# What is required:
Below is a listing; write it out exactly and drop any images from it.

-- Start Extracted entries --

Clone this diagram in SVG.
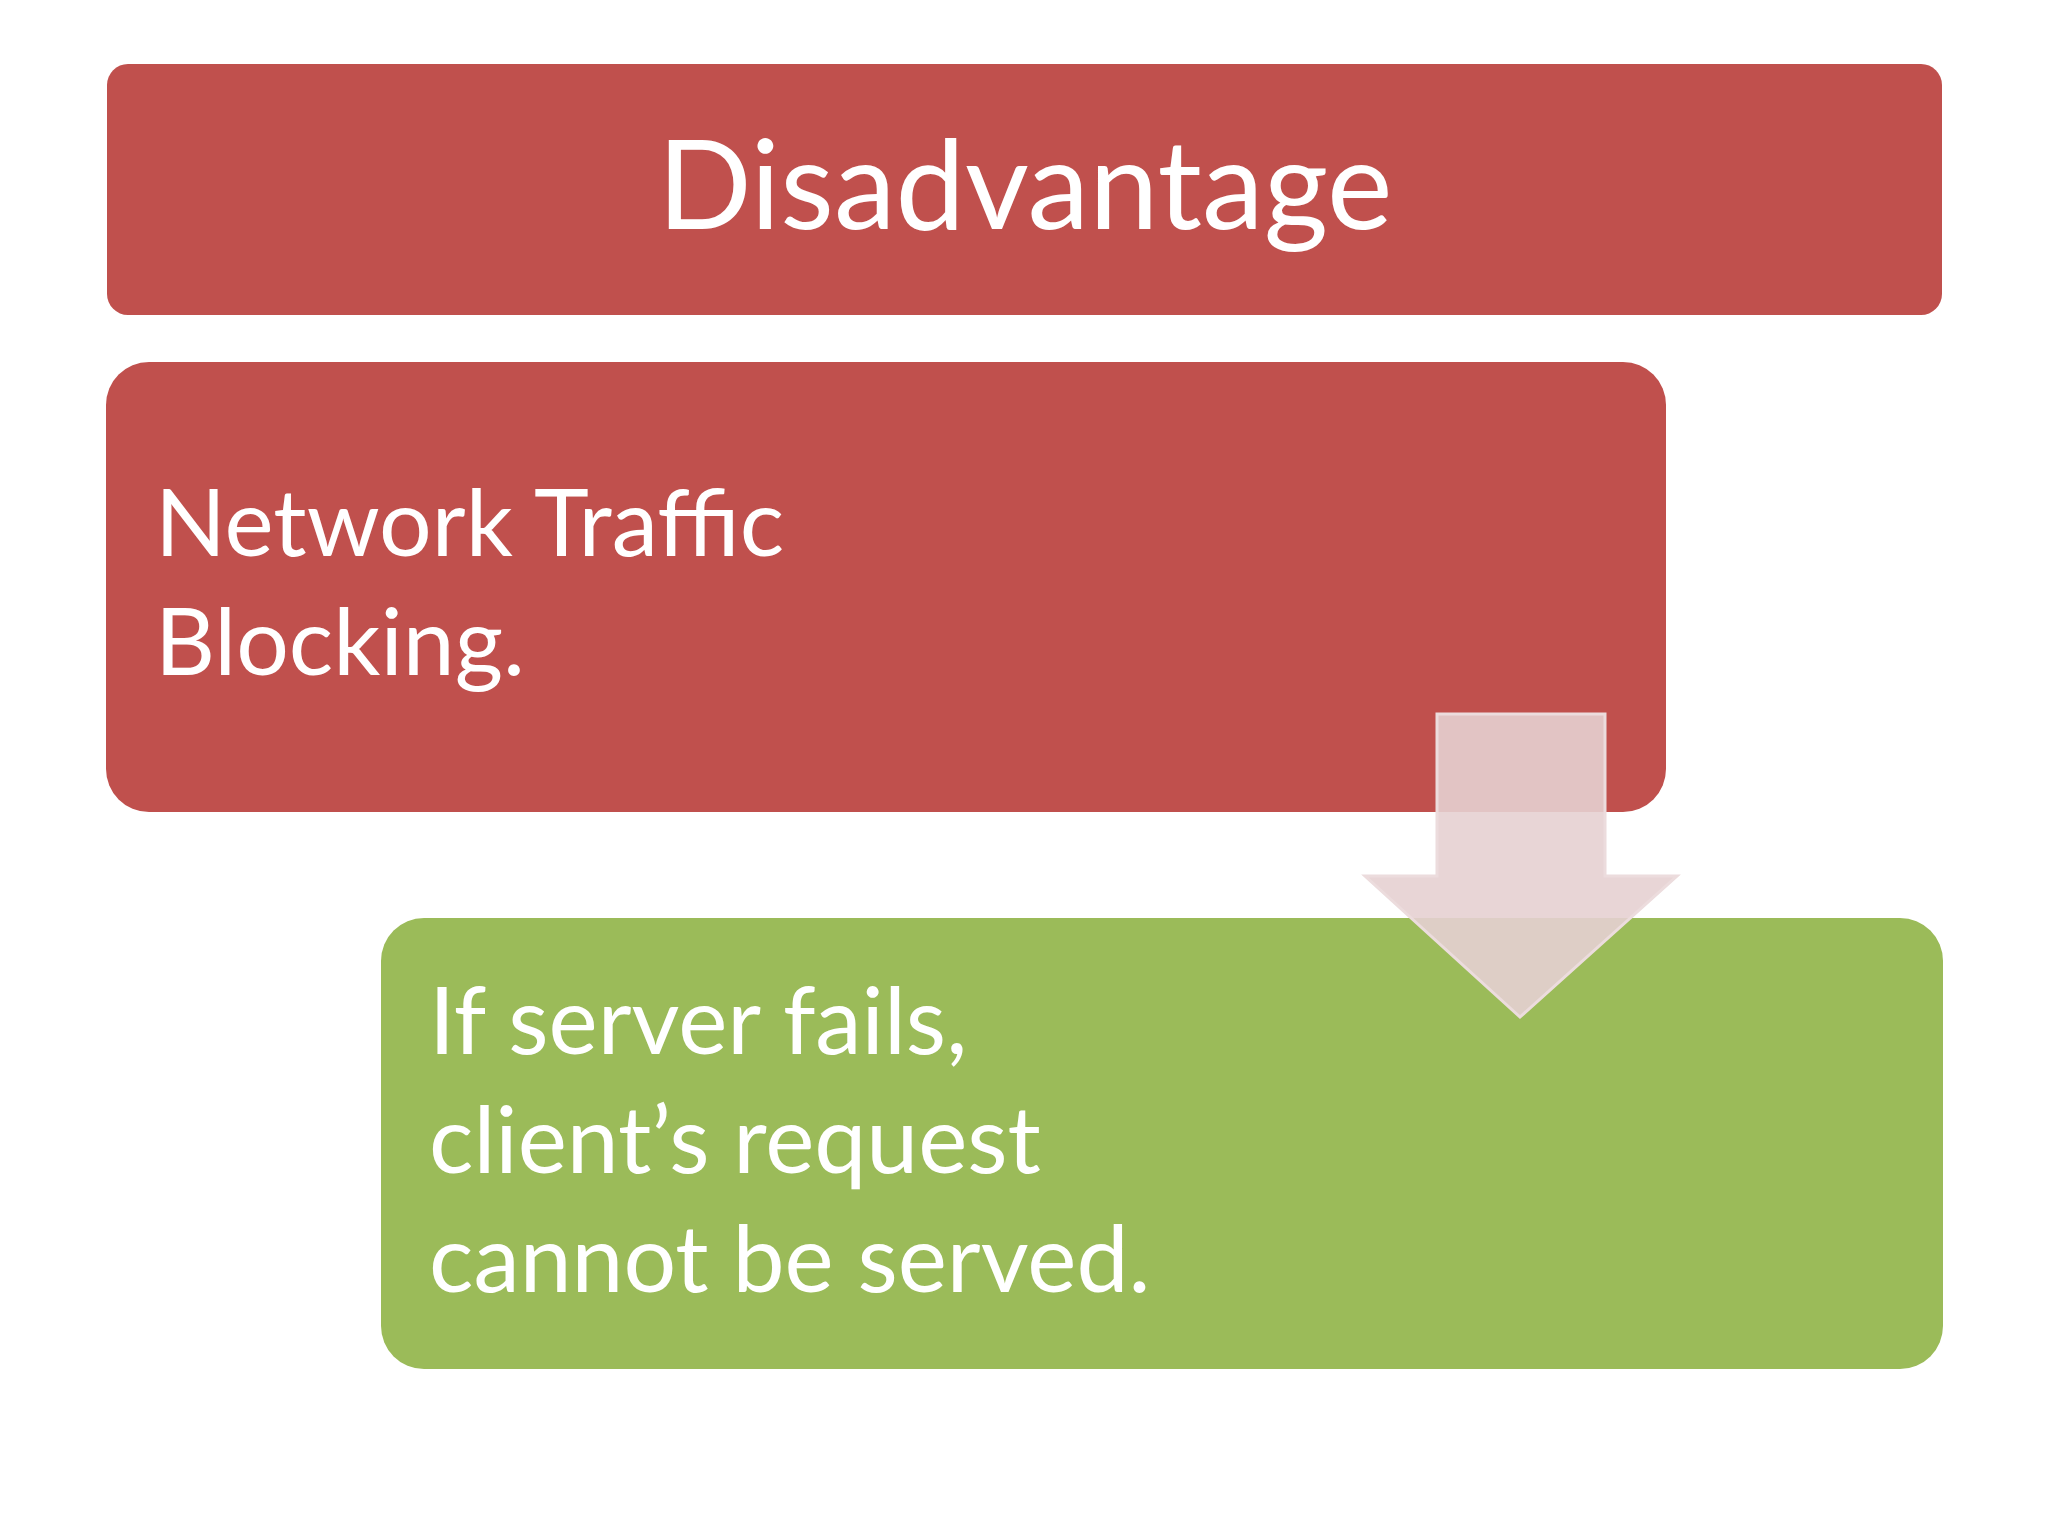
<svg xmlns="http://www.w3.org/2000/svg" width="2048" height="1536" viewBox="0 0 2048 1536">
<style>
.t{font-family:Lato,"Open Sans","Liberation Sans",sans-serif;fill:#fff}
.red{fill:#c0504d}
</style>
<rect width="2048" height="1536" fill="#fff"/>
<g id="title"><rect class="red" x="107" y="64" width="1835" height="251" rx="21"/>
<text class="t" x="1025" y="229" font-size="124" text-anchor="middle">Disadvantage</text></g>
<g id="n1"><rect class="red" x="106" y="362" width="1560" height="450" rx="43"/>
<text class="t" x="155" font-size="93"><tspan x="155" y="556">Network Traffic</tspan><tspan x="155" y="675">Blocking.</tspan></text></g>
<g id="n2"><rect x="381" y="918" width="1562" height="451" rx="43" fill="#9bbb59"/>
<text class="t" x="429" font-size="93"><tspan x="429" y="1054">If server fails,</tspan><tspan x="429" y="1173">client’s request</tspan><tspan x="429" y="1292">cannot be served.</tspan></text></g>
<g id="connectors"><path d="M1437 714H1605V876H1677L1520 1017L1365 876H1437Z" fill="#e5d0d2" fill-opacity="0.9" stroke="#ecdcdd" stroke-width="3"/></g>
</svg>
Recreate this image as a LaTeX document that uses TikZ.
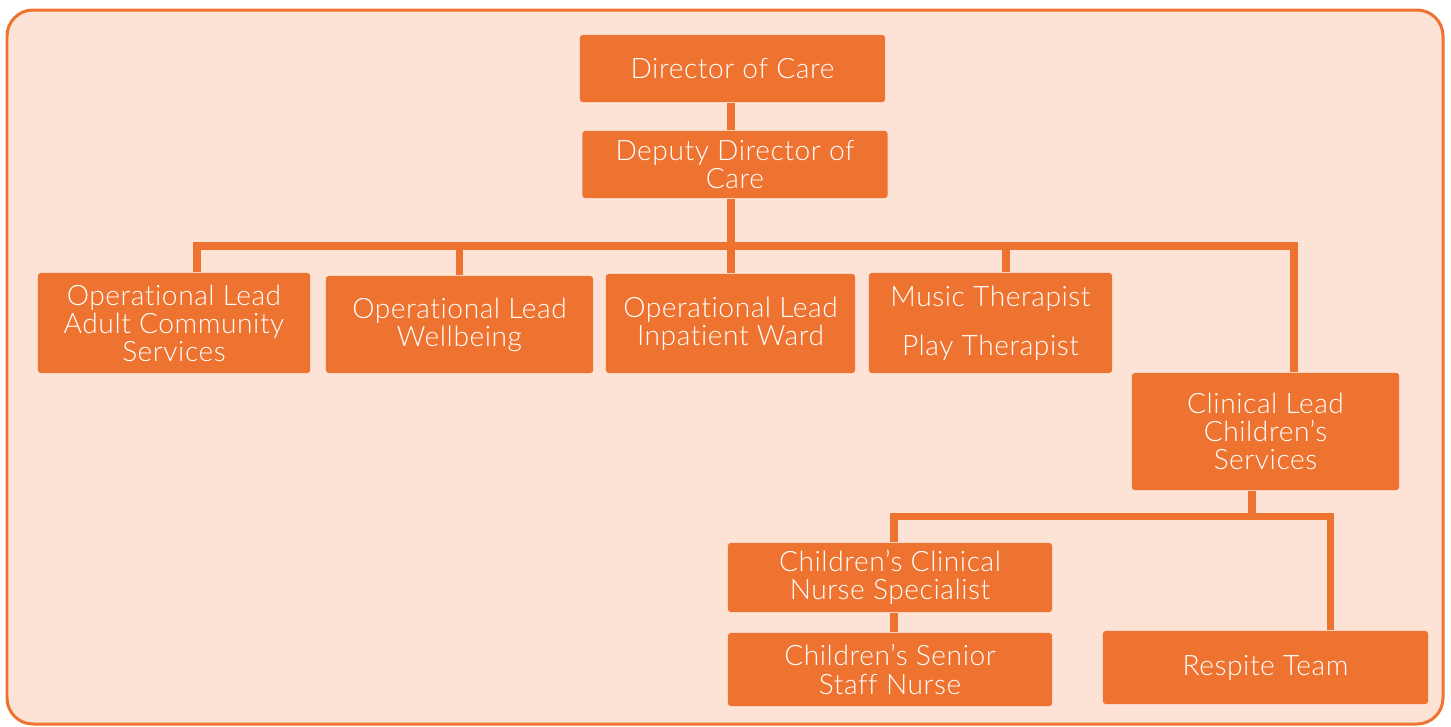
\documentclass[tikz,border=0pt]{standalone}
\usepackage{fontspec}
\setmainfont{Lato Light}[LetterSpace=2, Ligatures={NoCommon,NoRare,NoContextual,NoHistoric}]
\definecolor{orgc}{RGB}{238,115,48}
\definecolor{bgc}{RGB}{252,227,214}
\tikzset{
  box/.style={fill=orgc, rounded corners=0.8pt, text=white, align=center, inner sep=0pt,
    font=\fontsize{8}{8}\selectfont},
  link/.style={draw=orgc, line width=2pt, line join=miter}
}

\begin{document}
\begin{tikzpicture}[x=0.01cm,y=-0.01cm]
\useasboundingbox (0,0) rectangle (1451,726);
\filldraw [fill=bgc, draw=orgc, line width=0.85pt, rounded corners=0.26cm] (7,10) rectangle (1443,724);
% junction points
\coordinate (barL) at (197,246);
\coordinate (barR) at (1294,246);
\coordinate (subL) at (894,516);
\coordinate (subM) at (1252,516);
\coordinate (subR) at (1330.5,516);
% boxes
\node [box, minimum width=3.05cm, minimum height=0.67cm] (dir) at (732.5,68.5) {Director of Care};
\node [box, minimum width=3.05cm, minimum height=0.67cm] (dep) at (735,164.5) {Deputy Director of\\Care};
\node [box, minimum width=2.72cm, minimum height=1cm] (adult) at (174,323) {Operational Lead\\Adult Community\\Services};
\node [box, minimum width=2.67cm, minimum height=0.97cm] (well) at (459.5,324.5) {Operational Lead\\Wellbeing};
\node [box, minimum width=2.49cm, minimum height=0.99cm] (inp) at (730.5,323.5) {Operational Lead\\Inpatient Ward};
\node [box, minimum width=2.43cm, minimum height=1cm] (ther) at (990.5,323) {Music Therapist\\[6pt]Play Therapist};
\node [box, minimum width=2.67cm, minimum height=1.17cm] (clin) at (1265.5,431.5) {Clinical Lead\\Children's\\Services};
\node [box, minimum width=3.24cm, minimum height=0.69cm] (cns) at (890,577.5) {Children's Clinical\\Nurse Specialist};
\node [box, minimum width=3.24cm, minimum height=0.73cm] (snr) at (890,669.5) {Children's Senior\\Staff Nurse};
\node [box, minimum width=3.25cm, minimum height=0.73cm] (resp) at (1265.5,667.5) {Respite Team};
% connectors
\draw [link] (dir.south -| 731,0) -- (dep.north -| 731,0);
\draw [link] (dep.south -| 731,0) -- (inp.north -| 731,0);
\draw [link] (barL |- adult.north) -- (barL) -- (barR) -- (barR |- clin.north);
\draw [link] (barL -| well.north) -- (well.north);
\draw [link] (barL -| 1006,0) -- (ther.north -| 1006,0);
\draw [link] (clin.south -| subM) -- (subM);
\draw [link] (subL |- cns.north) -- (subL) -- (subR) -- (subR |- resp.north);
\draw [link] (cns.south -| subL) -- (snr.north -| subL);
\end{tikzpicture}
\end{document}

-- End Extracted entries --

# Response to the exercise:
Clone this diagram in SVG.
<svg xmlns="http://www.w3.org/2000/svg" width="2048" height="1536" viewBox="0 0 2048 1536">
<style>
.t{font-family:Lato,"Open Sans","Liberation Sans",sans-serif;fill:#fff}
.red{fill:#c0504d}
</style>
<rect width="2048" height="1536" fill="#fff"/>
<g id="title"><rect class="red" x="107" y="64" width="1835" height="251" rx="21"/>
<text class="t" x="1025" y="229" font-size="124" text-anchor="middle">Disadvantage</text></g>
<g id="n1"><rect class="red" x="106" y="362" width="1560" height="450" rx="43"/>
<text class="t" x="155" font-size="93"><tspan x="155" y="556">Network Traffic</tspan><tspan x="155" y="675">Blocking.</tspan></text></g>
<g id="n2"><rect x="381" y="918" width="1562" height="451" rx="43" fill="#9bbb59"/>
<text class="t" x="429" font-size="93"><tspan x="429" y="1054">If server fails,</tspan><tspan x="429" y="1173">client’s request</tspan><tspan x="429" y="1292">cannot be served.</tspan></text></g>
<g id="connectors"><path d="M1437 714H1605V876H1677L1520 1017L1365 876H1437Z" fill="#e5d0d2" fill-opacity="0.9" stroke="#ecdcdd" stroke-width="3"/></g>
</svg>
Recreate this image as a LaTeX document that uses TikZ.
\documentclass[tikz,border=0pt]{standalone}
\usepackage{fontspec}
\setmainfont{Lato Light}[LetterSpace=2, Ligatures={NoCommon,NoRare,NoContextual,NoHistoric}]
\definecolor{orgc}{RGB}{238,115,48}
\definecolor{bgc}{RGB}{252,227,214}
\tikzset{
  box/.style={fill=orgc, rounded corners=0.8pt, text=white, align=center, inner sep=0pt,
    font=\fontsize{8}{8}\selectfont},
  link/.style={draw=orgc, line width=2pt, line join=miter}
}

\begin{document}
\begin{tikzpicture}[x=0.01cm,y=-0.01cm]
\useasboundingbox (0,0) rectangle (1451,726);
\filldraw [fill=bgc, draw=orgc, line width=0.85pt, rounded corners=0.26cm] (7,10) rectangle (1443,724);
% junction points
\coordinate (barL) at (197,246);
\coordinate (barR) at (1294,246);
\coordinate (subL) at (894,516);
\coordinate (subM) at (1252,516);
\coordinate (subR) at (1330.5,516);
% boxes
\node [box, minimum width=3.05cm, minimum height=0.67cm] (dir) at (732.5,68.5) {Director of Care};
\node [box, minimum width=3.05cm, minimum height=0.67cm] (dep) at (735,164.5) {Deputy Director of\\Care};
\node [box, minimum width=2.72cm, minimum height=1cm] (adult) at (174,323) {Operational Lead\\Adult Community\\Services};
\node [box, minimum width=2.67cm, minimum height=0.97cm] (well) at (459.5,324.5) {Operational Lead\\Wellbeing};
\node [box, minimum width=2.49cm, minimum height=0.99cm] (inp) at (730.5,323.5) {Operational Lead\\Inpatient Ward};
\node [box, minimum width=2.43cm, minimum height=1cm] (ther) at (990.5,323) {Music Therapist\\[6pt]Play Therapist};
\node [box, minimum width=2.67cm, minimum height=1.17cm] (clin) at (1265.5,431.5) {Clinical Lead\\Children's\\Services};
\node [box, minimum width=3.24cm, minimum height=0.69cm] (cns) at (890,577.5) {Children's Clinical\\Nurse Specialist};
\node [box, minimum width=3.24cm, minimum height=0.73cm] (snr) at (890,669.5) {Children's Senior\\Staff Nurse};
\node [box, minimum width=3.25cm, minimum height=0.73cm] (resp) at (1265.5,667.5) {Respite Team};
% connectors
\draw [link] (dir.south -| 731,0) -- (dep.north -| 731,0);
\draw [link] (dep.south -| 731,0) -- (inp.north -| 731,0);
\draw [link] (barL |- adult.north) -- (barL) -- (barR) -- (barR |- clin.north);
\draw [link] (barL -| well.north) -- (well.north);
\draw [link] (barL -| 1006,0) -- (ther.north -| 1006,0);
\draw [link] (clin.south -| subM) -- (subM);
\draw [link] (subL |- cns.north) -- (subL) -- (subR) -- (subR |- resp.north);
\draw [link] (cns.south -| subL) -- (snr.north -| subL);
\end{tikzpicture}
\end{document}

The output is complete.